BEGIN DATA SEGMENT

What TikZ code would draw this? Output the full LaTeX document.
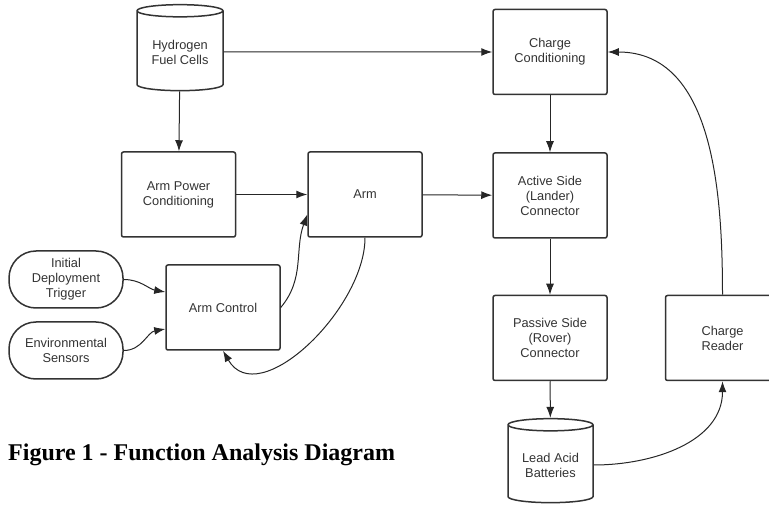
\documentclass[tikz,border=0pt]{standalone}
\usepackage{fontspec}
\setmainfont{Liberation Sans}
\newfontfamily\capfont{Liberation Serif}
\usetikzlibrary{positioning,shapes.geometric,arrows.meta}
\newcommand{\boxfont}{\fontsize{12.8}{15}\selectfont}
\tikzset{
block/.style={draw=black!80,line width=1.5pt,rounded corners=2pt,minimum width=114pt,minimum height=85pt,inner sep=2pt,align=center,font=\boxfont,text=black!80},
store/.style={cylinder,shape border rotate=90,aspect=0.2,draw=black!80,line width=1.5pt,minimum width=86pt,minimum height=86pt,inner sep=2pt,align=center,font=\boxfont,text=black!80},
termbox/.style={draw=black!80,line width=1.5pt,rounded corners=27pt,minimum width=114pt,minimum height=57pt,inner sep=2pt,align=center,font=\boxfont,text=black!80},
flow/.style={-{Latex[length=11pt,width=8pt]},line width=1pt,draw=black!85},
figcap/.style={font=\capfont\bfseries\fontsize{24}{28}\selectfont,inner sep=0pt,anchor=base west}
}

\begin{document}
\begin{tikzpicture}[x=1pt,y=1pt]
\useasboundingbox (0,0) rectangle (769,504);
\clip (0,0) rectangle (769,504);
% power path
\node[store] (hfc) at (180,452) {Hydrogen\\Fuel Cells};
\node[block] (arm) at (365,309.5) {Arm};
\node[block,left=71pt of arm] (apc) {Arm Power\\Conditioning};
\node[block] (cc) at (550,452) {Charge\\Conditioning};
\node[block,below=57pt of cc] (act) {Active Side\\(Lander)\\Connector};
\node[block,below=56pt of act] (pas) {Passive Side\\(Rover)\\Connector};
\node[block,right=57pt of pas] (cr) {Charge\\Reader};
\node[store,minimum width=85pt,minimum height=84pt] (lab) at (550.5,39) {Lead Acid\\Batteries};
% control path
\node[block] (ac) at (223,196.5) {Arm Control};
\node[termbox] (idt) at (66,224.5) {Initial\\Deployment\\Trigger};
\node[termbox] (env) at (66,153.5) {Environmental\\Sensors};
\node[figcap] (cap) at (8,44) {Figure 1 - Function Analysis Diagram};

\draw[flow] (hfc) -- (cc);
\draw[flow] (hfc) -- (apc);
\draw[flow] (apc) -- (arm);
\draw[flow] (arm) -- (act);
\draw[flow] (cc) -- (act);
\draw[flow] (act) -- (pas);
\draw[flow] (pas) -- (lab);
\draw[flow] (lab.east) to[out=0,in=270] (cr.south);
\draw[flow] (cr.north) to[out=90,in=0] (cc.east);
\draw[flow] (idt.east) to[out=0,in=170] ([yshift=15.5pt]ac.west);
\draw[flow] (env.east) to[out=0,in=190] ([yshift=-21.5pt]ac.west);
\draw[flow] (ac.east) to[out=50,in=250] ([yshift=-20pt]arm.west);
\draw[flow] (arm.south) to[out=270,in=300] (ac.south);
\end{tikzpicture}
\end{document}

END DATA SEGMENT

### PROBLEM TO WORK ON
Omit every picture, then repeat the remaining data exactly as it appears above.

### TASK SOLUTION
What TikZ code would draw this? Output the full LaTeX document.
\documentclass[tikz,border=0pt]{standalone}
\usepackage{fontspec}
\setmainfont{Liberation Sans}
\newfontfamily\capfont{Liberation Serif}
\usetikzlibrary{positioning,shapes.geometric,arrows.meta}
\newcommand{\boxfont}{\fontsize{12.8}{15}\selectfont}
\tikzset{
block/.style={draw=black!80,line width=1.5pt,rounded corners=2pt,minimum width=114pt,minimum height=85pt,inner sep=2pt,align=center,font=\boxfont,text=black!80},
store/.style={cylinder,shape border rotate=90,aspect=0.2,draw=black!80,line width=1.5pt,minimum width=86pt,minimum height=86pt,inner sep=2pt,align=center,font=\boxfont,text=black!80},
termbox/.style={draw=black!80,line width=1.5pt,rounded corners=27pt,minimum width=114pt,minimum height=57pt,inner sep=2pt,align=center,font=\boxfont,text=black!80},
flow/.style={-{Latex[length=11pt,width=8pt]},line width=1pt,draw=black!85},
figcap/.style={font=\capfont\bfseries\fontsize{24}{28}\selectfont,inner sep=0pt,anchor=base west}
}

\begin{document}
\begin{tikzpicture}[x=1pt,y=1pt]
\useasboundingbox (0,0) rectangle (769,504);
\clip (0,0) rectangle (769,504);
% power path
\node[store] (hfc) at (180,452) {Hydrogen\\Fuel Cells};
\node[block] (arm) at (365,309.5) {Arm};
\node[block,left=71pt of arm] (apc) {Arm Power\\Conditioning};
\node[block] (cc) at (550,452) {Charge\\Conditioning};
\node[block,below=57pt of cc] (act) {Active Side\\(Lander)\\Connector};
\node[block,below=56pt of act] (pas) {Passive Side\\(Rover)\\Connector};
\node[block,right=57pt of pas] (cr) {Charge\\Reader};
\node[store,minimum width=85pt,minimum height=84pt] (lab) at (550.5,39) {Lead Acid\\Batteries};
% control path
\node[block] (ac) at (223,196.5) {Arm Control};
\node[termbox] (idt) at (66,224.5) {Initial\\Deployment\\Trigger};
\node[termbox] (env) at (66,153.5) {Environmental\\Sensors};
\node[figcap] (cap) at (8,44) {Figure 1 - Function Analysis Diagram};

\draw[flow] (hfc) -- (cc);
\draw[flow] (hfc) -- (apc);
\draw[flow] (apc) -- (arm);
\draw[flow] (arm) -- (act);
\draw[flow] (cc) -- (act);
\draw[flow] (act) -- (pas);
\draw[flow] (pas) -- (lab);
\draw[flow] (lab.east) to[out=0,in=270] (cr.south);
\draw[flow] (cr.north) to[out=90,in=0] (cc.east);
\draw[flow] (idt.east) to[out=0,in=170] ([yshift=15.5pt]ac.west);
\draw[flow] (env.east) to[out=0,in=190] ([yshift=-21.5pt]ac.west);
\draw[flow] (ac.east) to[out=50,in=250] ([yshift=-20pt]arm.west);
\draw[flow] (arm.south) to[out=270,in=300] (ac.south);
\end{tikzpicture}
\end{document}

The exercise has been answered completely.